The role is exactly what it sounds like: a technologist who works in marketing. It might be a tech-savvy marketer. Or a marketing-savvy technologist. It's someone who can configure and operate marketing software from analytics to automation. Someone who's comfortable lifting the hood and doing a little coding in Javascript, HTML, CSS on the web site. Someone who understand how to organize and analyze the vast amounts of data now swirling in marketing's domain. Someone whose ears perk up when they hear "API."

Marketing technologists help organizations apply marketing technology for strategic advantage. They help architect the technical infrastructure of modern marketing operations. They push the envelope with experimental ideas to win new customers. And, where necessary, they use the tech equivalent of duct tape and rubber bands to stitch together all the diverse pieces in marketing's digital ecosystem.

 

Scott Brinker at PivotCon3. Do you foresee the marketing technologist function growing in need and popularity? What skills should a marketing technologist have? 

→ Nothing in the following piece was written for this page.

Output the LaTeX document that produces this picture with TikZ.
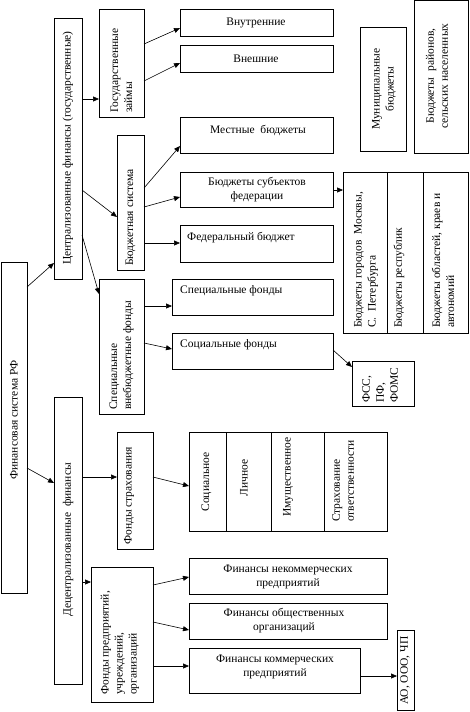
\documentclass[tikz,border=0pt]{standalone}
\usepackage{fontspec}
\setmainfont{Liberation Serif}
\usetikzlibrary{arrows.meta,calc}
\newcommand\bx[5]{\node[box, minimum width={(#4)-(#2)}, minimum height={(#5)-(#3)}] (#1) at ({((#2)+(#4))/2},{((#3)+(#5))/2}) {};}
\tikzset{
  box/.style={draw, line width=0.8pt, inner sep=0pt, outer sep=0pt},
  arr/.style={-{Triangle[length=6pt,width=5pt]}, line width=0.6pt},
  txt/.style={font=\fontsize{11.5}{14}\selectfont, inner sep=0pt, align=center},
  vtxt/.style={txt, rotate=90},
  vltxt/.style={txt, rotate=90, align=left, anchor=west},
}
\begin{document}
\begin{tikzpicture}[x=1pt,y=-1pt]
\useasboundingbox (0,0) rectangle (469,712);
% boxes
\bx{fin}{1}{262}{27}{593}
\bx{cen}{54}{18}{82}{279}
\bx{dec}{54}{397}{82}{684}
\bx{gz}{99}{9}{144}{117}
\bx{vn}{180}{9}{333}{36}
\bx{ve}{180}{45}{333}{72}
\bx{bs}{117}{135}{144}{270}
\bx{mb}{180}{117}{333}{153}
\bx{sf}{180}{172}{333}{207}
\bx{fb}{180}{225}{333}{262}
\bx{vf}{99}{279}{144}{414}
\bx{spf}{172}{279}{333}{315}
\bx{sof}{172}{333}{333}{369}
\bx{mun}{360}{27}{406}{151}
\bx{ray}{414}{0.5}{468}{153}
\bx{sj1}{343}{172}{387}{333}
\bx{sj2}{387}{172}{423}{333}
\bx{sj3}{423}{172}{468}{333}
\bx{fss}{352}{361}{414}{406}
\bx{fs}{117}{432}{153}{549}
\bx{in1}{189}{432}{226}{531}
\bx{in2}{226}{432}{271}{531}
\bx{in3}{271}{432}{324}{531}
\bx{in4}{324}{432}{387}{531}
\bx{fp}{91}{567}{153}{702}
\bx{nk}{189}{558}{387}{594}
\bx{ob}{189}{603}{387}{639}
\bx{km}{189}{648}{360}{693}
\bx{ao}{397}{630}{414}{710}
% texts
\node[txt] (t-vn) at (256,22.5) {Внутренние};
\node[txt] (t-ve) at (256,58.5) {Внешние};
\node[txt] (t-mb) at (258,130) {Местные\ \ бюджеты};
\node[txt] (t-sf) at (257,190) {Бюджеты субъектов\\федерации};
\node[txt,anchor=west] (t-fb) at (187,237.5) {Федеральный бюджет};
\node[txt,anchor=west] (t-spf) at (180,291) {Специальные фонды};
\node[txt,anchor=west] (t-sof) at (180,345) {Социальные фонды};
\node[txt] (t-nk) at (288,577) {Финансы некоммерческих\\предприятий};
\node[txt] (t-ob) at (284,621) {Финансы общественных\\организаций};
\node[txt] (t-km) at (275,667) {Финансы коммерческих\\предприятий};
\node[vtxt] (t-fin) at (14,420) {Финансовая система РФ};
\node[vtxt] (t-cen) at (68,148) {Централизованные финансы (государственные)};
\node[vtxt] (t-dec) at (68,540) {Децентрализованные\ \ финансы};
\node[vltxt] (t-gz) at (121.5,113) {Государственные\\займы};
\node[vltxt] (t-bs) at (130.5,266) {Бюджетная система};
\node[vltxt] (t-vf) at (121.5,410) {Специальные\\внебюджетные фонды};
\node[vtxt] (t-mun) at (384,89) {Муниципальные\\бюджеты};
\node[vtxt] (t-ray) at (437,76) {Бюджеты\ \ районов,\\сельских населенных};
\node[vltxt] (t-sj1) at (366,328) {Бюджеты городов\ \ Москвы,\\С.\ \ Петербурга};
\node[vltxt] (t-sj2) at (399,328) {Бюджеты республик};
\node[vltxt] (t-sj3) at (443,328) {Бюджеты областей, краев и\\автономий};
\node[vltxt] (t-fss) at (380,403) {ФСС,\\ПФ,\\ФОМС};
\node[vltxt] (t-fs) at (129,545) {Фонды страхования};
\node[vtxt] (t-in1) at (206.5,482) {Социальное};
\node[vtxt] (t-in2) at (244,478) {Личное};
\node[vtxt] (t-in3) at (288,477) {Имущественное};
\node[vltxt] (t-in4) at (343,522) {Страхование\\ответственности};
\node[vltxt] (t-fp) at (120,695) {Фонды предприятий,\\учреждений,\\организаций};
\node[vltxt] (t-ao) at (405,705) {АО, ООО, ЧП};
% connectors
\draw[arr] ($(fin.north east)+(0,25)$) -- ($(cen.north west)+(0,245)$);
\draw[arr] ($(fin.north east)+(0,206)$) -- ($(dec.north west)+(0,86)$);
\draw[arr] ($(cen.north east)+(0,81)$) -- ($(gz.north west)+(0,90)$);
\draw[arr] ($(cen.north east)+(0,172)$) -- ($(bs.north west)+(0,82)$);
\draw[arr] ($(cen.north east)+(0,217)$) -- ($(vf.north west)+(0,15)$);
\draw[arr] ($(gz.north east)+(0,35)$) -- ($(vn.north west)+(0,19)$);
\draw[arr] ($(gz.north east)+(0,72)$) -- ($(ve.north west)+(0,18)$);
\draw[arr] ($(bs.north east)+(0,53)$) -- ($(mb.north west)+(0,29)$);
\draw[arr] ($(bs.north east)+(0,72)$) -- ($(sf.north west)+(0,25)$);
\draw[arr] ($(bs.north east)+(0,108)$) -- ($(fb.north west)+(0,18)$);
\draw[arr] ($(sf.north east)+(0,18)$) -- ($(sj1.north west)+(0,18)$);
\draw[arr] ($(vf.north east)+(0,27)$) -- ($(spf.north west)+(0,27)$);
\draw[arr] ($(vf.north east)+(0,64)$) -- ($(sof.north west)+(0,16)$);
\draw[arr] ($(sof.north east)+(0,17)$) -- ($(fss.north west)+(0,6)$);
\draw[arr] ($(dec.north east)+(0,80)$) -- ($(fs.north west)+(0,45)$);
\draw[arr] ($(fs.north east)+(0,45)$) -- ($(in1.north west)+(0,54)$);
\draw[arr] ($(dec.north east)+(0,185)$) -- ($(fp.north west)+(0,15)$);
\draw[arr] ($(fp.north east)+(0,18)$) -- ($(nk.north west)+(0,19)$);
\draw[arr] ($(fp.north east)+(0,55)$) -- ($(ob.north west)+(0,27)$);
\draw[arr] ($(fp.north east)+(0,99)$) -- ($(km.north west)+(0,18)$);
\draw[arr] ($(km.north east)+(0,28)$) -- ($(ao.north west)+(0,46)$);
\end{tikzpicture}
\end{document}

The role is certainly growing in popularity, albeit with a wide variety of titles: marketing technologist, creative technologist, marketing developer, marketeer (marketing + engineer), growth hacker, etc. Regardless of the label, the need is clear. Marketing has moved beyond crafting images and language in print and TV -- it's now in the business of crafting digital experiences. Just as marketing relied on graphic designers and copywriters in its previous era, this new age requires a third pillar of the creative team: the technical architect.

Marketing technologists should obviously have strong technical skills, especially around web and mobile platforms. I believe that the ability to program software is important. Even if someone doesn't do a lot of pure software development in this role, having a native understanding of the dynamics of software and coding provides a grounded perspective for good technology management.

But it's not enough to just have technical chops -- it's necessary but not sufficient. A marketing technologist must combine those skills with insight and passion for marketing. They must be able to connect the dots between technical possibilities and market opportunities, collaborating with the rest of the marketing team to bring those ideas to life.

 

4. Should IT be part of the process of selecting marketing technology?

Since selecting marketing technology is a marketing decision more than a technology decision, the marketing team must take primary responsibility for choosing the right technologies and applying them smartly. While they can -- and should -- consult trusted advisors, which hopefully includes the CIO and the IT department, they can't turn over technology decisions wholesale to someone else without relinquishing a big piece of modern marketing leadership.

It's the 21st century, and technology is ubiquitous in the workplace. I think the old notion of the IT department as the gatekeeper for all things technology related in a company is anachronistic. IT still has an important role to play, especially in coordinating shared infrastructure technologies across an entire business. But every profession -- marketing, sales, human resources -- must directly embrace technological innovations in their own field to understand how to really leverage them. "We are the innovators we've been waiting for."

 

5. When purchasing marketing technology, is it better for organizations to select a software platform that does many things (for example: email marketing, website analytics, and social media), or select a solution that serves a single marketing function? Is the jack-of-all-trades really a master of none?

The concept of full-stack marketing suites is compelling -- everything in one place, all coordinated in the box. But the one-suite-to-rule-them-all strategy faces a number of challenges. The marketing technology universe is so large that for one package to try to do everything often spreads itself thinly across many features: as you say, a jack-of-all-trades, master of none. This is exacerbated by the fact that the marketing technology landscape is constantly changing and expanding rapidly, so it's easy for a suite to fall behind. Sometimes suite providers play catch up by acquiring new software start-ups, but the integration of those features back into their platform can get messy, which starts to erode the benefit of the all-in-one suite in the first place.

That being said, trying to piece everything together yourself, completely from scratch, is a lot of work.

I think one of the best strategies is a hybrid approach: choose a suite or two to be your primary systems of record, the backbone of your marketing operations. But choose suites that emphasize an open architecture, making it easy for you to share data and services with other more specialized solutions. This gives you a stable foundation, but also gives you the flexibility to adopt specialized products for key functions where you need better capabilities or greater competitive advantage. If something new comes out, really state-of-the-art, you have the freedom to leap on it.